With a 92-plant, 20-state fleet of predominantly natural gas-fired electric generation plants, Calpine Corp. CEO Jack Fusco on Tuesday predicted opportunities for his company on continuing low gas prices and an increasing number of coal-fired plants being retired.
Speaking at the Barclay Capital CEO Energy-Power Conference in New York City, Fusco said more than 40,000 MW of coal-fired plants have been identified for retirement, and that is “just the tip of the iceberg.”
“I like a low-priced gas environment,” he said. “I like having gas prices at the $4[/MMBtu] range for the foreseeable future. I don’t have to worry about a competitive threat [from coal].”

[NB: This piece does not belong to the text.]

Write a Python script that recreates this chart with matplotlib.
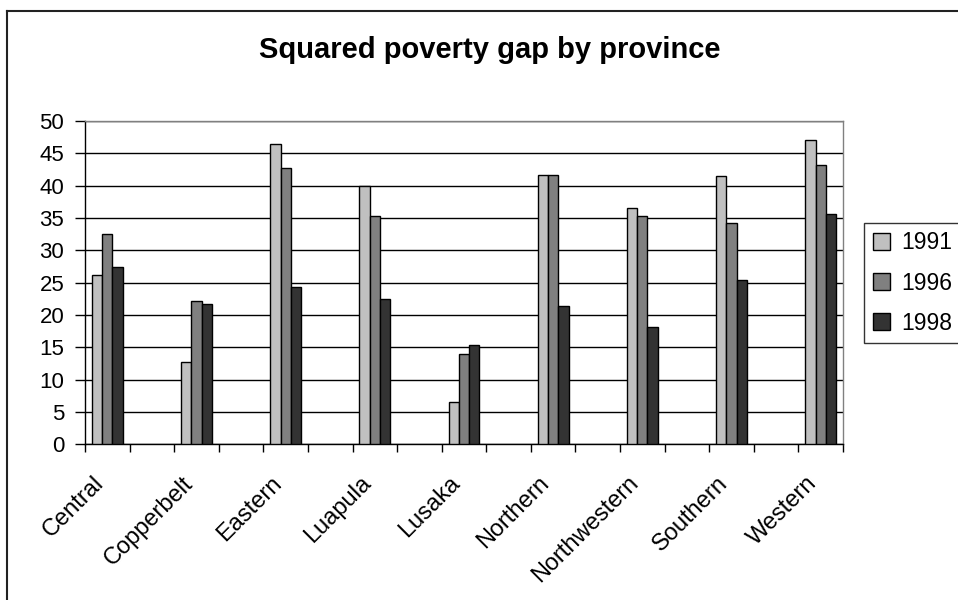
import numpy as np
import matplotlib
matplotlib.use("Agg")
import matplotlib.pyplot as plt
from matplotlib.lines import Line2D
from matplotlib.transforms import ScaledTranslation

plt.rcParams['font.family'] = ['Liberation Sans', 'DejaVu Sans']

# Squared poverty gap values
provinces = ['Central', 'Copperbelt', 'Eastern', 'Luapula', 'Lusaka',
             'Northern', 'Northwestern', 'Southern', 'Western']
years = ['1991', '1996', '1998']
gap_1991 = [26.2, 12.8, 46.4, 40.0, 6.6, 41.7, 36.5, 41.5, 47.0]
gap_1996 = [32.6, 22.2, 42.7, 35.3, 14.0, 41.7, 35.3, 34.3, 43.2]
gap_1998 = [27.4, 21.7, 24.4, 22.5, 15.3, 21.4, 18.2, 25.4, 35.6]
colors = ['#c0c0c0', '#808080', '#333333']

fig = plt.figure(figsize=(9.58, 6.0), dpi=100)
ax = fig.add_axes([85 / 958, 1 - 444.3 / 600, (843 - 85) / 958, (444.3 - 121) / 600])

# the source sheet has an empty column between provinces -> 17 slots
n_slots = 2 * len(provinces) - 1
x = np.arange(len(provinces)) * 2
w = 0.23
series = [gap_1991, gap_1996, gap_1998]
for k, (vals, col, yr) in enumerate(zip(series, colors, years)):
    ax.bar(x + (k - 1) * w, vals, width=w, color=col, edgecolor='black',
           linewidth=1.0, label=yr, zorder=3)

ax.set_xlim(-0.5, n_slots - 0.5)
ax.set_ylim(0, 50)
ax.set_yticks(np.arange(0, 51, 5))
ax.yaxis.grid(True, color='black', linewidth=1.0, zorder=0)
ax.set_axisbelow(True)

ax.set_xticks(x)
ax.set_xticklabels(provinces, rotation=45, ha='right', va='top',
                   rotation_mode='anchor', fontsize=17)
ax.set_xticks(np.arange(n_slots + 1) - 0.5, minor=True)
ax.tick_params(axis='x', which='major', length=0, pad=0)
ax.tick_params(axis='x', which='minor', length=6, width=1.0, color='black',
               direction='out')
ax.tick_params(axis='y', length=7, width=1.0, labelsize=16, pad=8)

# shift the rotated labels the way Excel places them
shift = ScaledTranslation(-15 / 100, -28 / 100, fig.dpi_scale_trans)
for lbl in ax.get_xticklabels():
    lbl.set_transform(lbl.get_transform() + shift)

for s in ['top', 'right']:
    ax.spines[s].set_color('#808080')
    ax.spines[s].set_linewidth(1.0)
for s in ['left', 'bottom']:
    ax.spines[s].set_color('black')
    ax.spines[s].set_linewidth(1.0)

fig.text(0.511, 1 - 50.5 / 600, 'Squared poverty gap by province',
         ha='center', va='center', fontsize=21, fontweight='bold')

leg = fig.legend(loc='upper left', bbox_to_anchor=(864 / 958, 1 - 222.7 / 600),
                 fontsize=16.5, frameon=True, fancybox=False, borderaxespad=0,
                 handlelength=0.75, handleheight=0.75, handletextpad=0.5,
                 labelspacing=0.75, borderpad=0.38)
leg.get_frame().set_edgecolor('black')
leg.get_frame().set_linewidth(1.0)

# outer chart-area frame (left and top edges visible)
fig.add_artist(Line2D([7 / 958, 7 / 958], [0, 1 - 10.7 / 600],
                      transform=fig.transFigure, color='#222222', linewidth=1.5))
fig.add_artist(Line2D([7 / 958, 1], [1 - 10.7 / 600, 1 - 10.7 / 600],
                      transform=fig.transFigure, color='#222222', linewidth=1.5))

fig.savefig('out.png', dpi=100)
plt.close(fig)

With the low gas prices and after four years of tightening up Calpine’s internal operations following a Chapter 11 bankruptcy reorganization, the independent power producer now is “ready to break out.”
Four years ago the expectation was for more stringent environmental regulations to drive gas-to-coal switching, Fusco noted. Now it is more a matter or price.
“The low-priced gas environment has created an opportunity for Calpine and companies like ours against those companies that use solid fuels [coal, uranium, etc.]. Whether they are coal or uranium, they are under distress at these ultra-low gas prices.”
Fusco said the average age of the 40,000 MW of coal-fired generation slated for retirement is 58 years, which he called well beyond their useful lives. “The remaining coal fleet in North America average is well more than 40 years old, so it is fully depreciated and getting up in age.
“There are significantly more megawatts of power plants that are going to be replaced during the next few years, regardless of what environmental regulations come out.”
Two coal-fired units are slated to be mothballed in the Powder River Basin next year by a competitor, which Fusco said was another indication that coal-fired generation plants were “coming under a lot of pressure, and we think that is long overdue.”
The current situation is “an opportunity to grow” for Calpine. He said the power plant operator has to raise the overall efficiency level of its fleet and tap in more to the Texas power generation market, which he said was growing at about 3,000 MW annually.
“‘What’s going on in Texas?’ is probably the number one question we get,” said Fusco.